The Monkees’ fifth album is less commercial than their previous ones, due to some unusual experimentation.

That's no more apparent than with Mike Nesmith’s four compositions, particularly the 5-minute “Writing Wrongs”, an indulgent piece that suggests whilst he'd always clearly been the most talented member of the group, he mightn’t quite have had the stylistic skills his dreams desired when he presented them in his own right.

Davy Jones co-writes two songs, and they are a moderate step forward for him, but his vocal highlight - indeed the record’s highlight - is Joan Stewart’s lovely “Daydream Believer” (The Monkees’ final No.1 single and possibly Davy’s finest moment), and Boyce and Hart’s “Valleri” (their final Top 10 single). Peter Tork however is once again very much neglected.
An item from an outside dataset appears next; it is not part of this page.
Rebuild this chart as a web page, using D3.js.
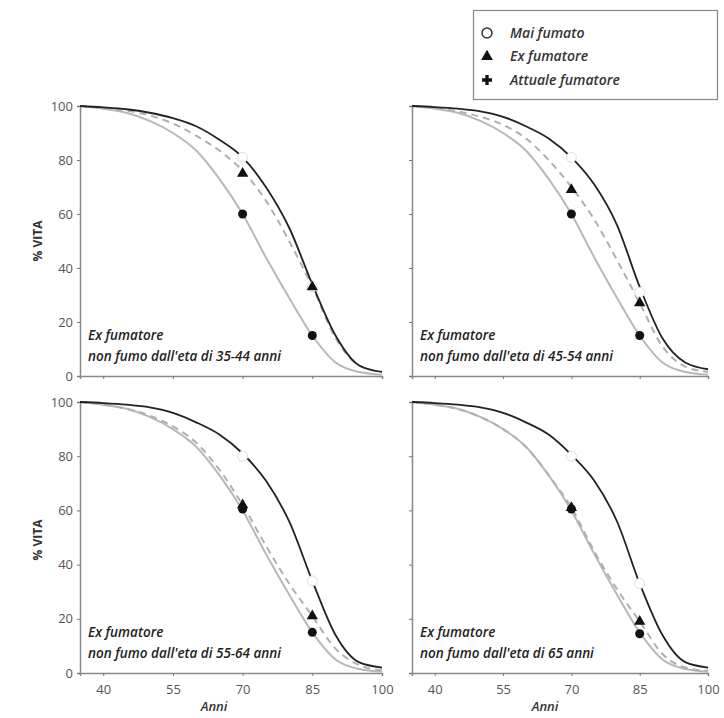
<!DOCTYPE html>
<html><head><meta charset="utf-8">
<script src="https://cdn.jsdelivr.net/npm/d3@7"></script>
<style>body{margin:0;background:#fff}svg{display:block}</style>
</head><body>
<script>
// ---- DATA ----
const ages = [35,40,45,50,55,60,65,70,75,80,85,90,95,100];
const xTicks = [40,55,70,85,100];
const yTicks = [0,20,40,60,80,100];
const markerAges = [70,85];
const panelTitles = ["non fumo dall'eta di 35-44 anni","non fumo dall'eta di 45-54 anni","non fumo dall'eta di 55-64 anni","non fumo dall'eta di 65 anni"];
const seriesNames = ["Mai fumato","Ex  fumatore","Attuale fumatore"];

const never1 = [100,99.5,98.8,97.5,95.5,92.5,87.5,81,70,55,34,15,4,1.5];
const ex1    = [100,99.3,98.3,96.5,93.5,89,83.5,76,65,50,33,14,4,1.5];
const curr1  = [100,99,97.5,94.5,90,83.5,73,60,44,29,15,5,1.5,0.5];
const never2 = [100,99.6,99,98,96,92.5,88,81,71,56,33,14,5,2.5];
const ex2    = [100,99.3,98,96,93,88,80,70,58,43,27,11,3.5,1.5];
const curr2  = [100,99,97.5,94.5,90,83.5,73,60,44,29,15,5,1.5,0.5];
const never3 = [100,99.6,99,98,96,92.5,88,81,71,56,34,14,4,2];
const ex3    = [100,99,97.5,95,91,85,75,62,47,33,21,9,3,1];
const curr3  = [100,99,97.5,94.5,90,83.5,73,60,44,29,15,5,1.5,0.5];
const never4 = [100,99.6,99,98,96,92.5,88,80.5,71,56,33,14,4,2];
const ex4    = [100,99,97.5,94.5,90,83.5,73,61,45,31,19,7,2,0.8];
const curr4  = [100,99,97.5,94.5,90,83.5,73,60,44,29,15,5,1.5,0.5];

// marker values at ages 70 and 85
const neverMk = [[81,33],[81,31],[80,34],[80,33]];
const exMk    = [[75,33],[69,27],[62,21],[61,19]];
const currMk  = [[60,15],[60,15],[60.5,15],[60.5,14.5]];

const neverS=[never1,never2,never3,never4], exS=[ex1,ex2,ex3,ex4], currS=[curr1,curr2,curr3,curr4];

// ---- LAYOUT ----
const W=724,H=718;
const svg=d3.select("body").append("svg").attr("width",W).attr("height",H);
const cols=[[80,382],[412,708]];
const rows=[[106,376],[402,673]];
const font="'Open Sans', 'Noto Sans', sans-serif";

for(let p=0;p<4;p++){
  const c=cols[p%2], r=rows[Math.floor(p/2)];
  const x=d3.scaleLinear().domain([35,100]).range(c);
  const y=d3.scaleLinear().domain([0,100]).range([r[1],r[0]]);
  const g=svg.append("g");
  const ya=d3.axisLeft(y).tickValues(yTicks).tickSize(3).tickPadding(4);
  if(p%2===1) ya.tickFormat("");
  const yg=g.append("g").attr("transform",`translate(${c[0]},0)`).call(ya);
  const xa=d3.axisBottom(x).tickValues(xTicks).tickSize(3).tickPadding(9);
  if(p<2) xa.tickFormat("");
  const xg=g.append("g").attr("transform",`translate(0,${r[1]})`).call(xa);
  [yg,xg].forEach(a=>{
    a.select(".domain").attr("stroke","#888").attr("stroke-width",1.5);
    a.selectAll(".tick line").attr("stroke","#777");
    a.selectAll("text").attr("fill","#555").style("font-family",font).style("font-size","13px");
  });
  const line=d3.line().x((d,i)=>x(ages[i])).y(d=>y(d)).curve(d3.curveMonotoneX);
  g.append("path").attr("d",line(currS[p])).attr("fill","none").attr("stroke","#b8b8b8").attr("stroke-width",2);
  g.append("path").attr("d",line(exS[p])).attr("fill","none").attr("stroke","#b0b0b0").attr("stroke-width",2).attr("stroke-dasharray","7,5");
  g.append("path").attr("d",line(neverS[p])).attr("fill","none").attr("stroke","#222").attr("stroke-width",1.8);
  markerAges.forEach((a,i)=>{
    g.append("circle").attr("cx",x(a)).attr("cy",y(neverMk[p][i])).attr("r",5).attr("fill","#fff").attr("stroke","#ddd").attr("stroke-width",1);
    g.append("path").attr("d",d3.symbol(d3.symbolTriangle,55)()).attr("transform",`translate(${x(a)},${y(exMk[p][i])})`).attr("fill","#111");
    g.append("circle").attr("cx",x(a)).attr("cy",y(currMk[p][i])).attr("r",4.5).attr("fill","#111");
  });
  const t=g.append("text").attr("x",c[0]+8).attr("y",r[1]-36).attr("fill","#222")
    .style("font-family",font).style("font-size","13.5px").style("font-style","italic").style("font-weight","600");
  t.append("tspan").text("Ex fumatore");
  t.append("tspan").attr("x",c[0]+8).attr("dy",21).text(panelTitles[p]);
}
[[42,241],[42,540]].forEach(([tx,ty])=>{
  svg.append("text").attr("transform",`translate(${tx},${ty}) rotate(-90)`).attr("text-anchor","middle")
    .attr("fill","#333").style("font-family",font).style("font-size","12px").style("font-weight","bold").text("% VITA");
});
[[214,711],[545,711]].forEach(([tx,ty])=>{
  svg.append("text").attr("x",tx).attr("y",ty).attr("text-anchor","middle").attr("fill","#333")
    .style("font-family",font).style("font-size","13px").style("font-style","italic").style("font-weight","600").text("Anni");
});
const lg=svg.append("g");
lg.append("rect").attr("x",473.5).attr("y",10.5).attr("width",244).attr("height",89).attr("fill","#fff").attr("stroke","#888").attr("stroke-width",1.2);
const lsyms=[null,d3.symbolTriangle,d3.symbolCross];
seriesNames.forEach((n,i)=>{
  const yy=33+i*23.5;
  if(i===0) lg.append("circle").attr("cx",487).attr("cy",yy).attr("r",5).attr("fill","none").attr("stroke","#333").attr("stroke-width",1.5);
  else lg.append("path").attr("d",d3.symbol(lsyms[i],i===1?60:55)()).attr("transform",`translate(487,${yy})`).attr("fill","#111");
  lg.append("text").attr("x",510).attr("y",yy+4.5).attr("fill","#333").style("font-family",font).style("font-size","14px").style("font-style","italic").style("font-weight","600").text(n);
});
</script>
</body></html>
This isn’t a bad album overall, but its eclecticism makes it erratic, and too much of the material is not that strong. With their previous Pisces, Aquarius, Capricorn and Jones Ltd, they were able to combine progress with radio-friendly music successfully, but they don’t do so well on The Birds, although it was still a chart success.

The album was released about the same time their television show was cancelled, although they brought out the critically-praised but publically shunned feature film Head soon afterwards, and with that came the soundtrack of the same name.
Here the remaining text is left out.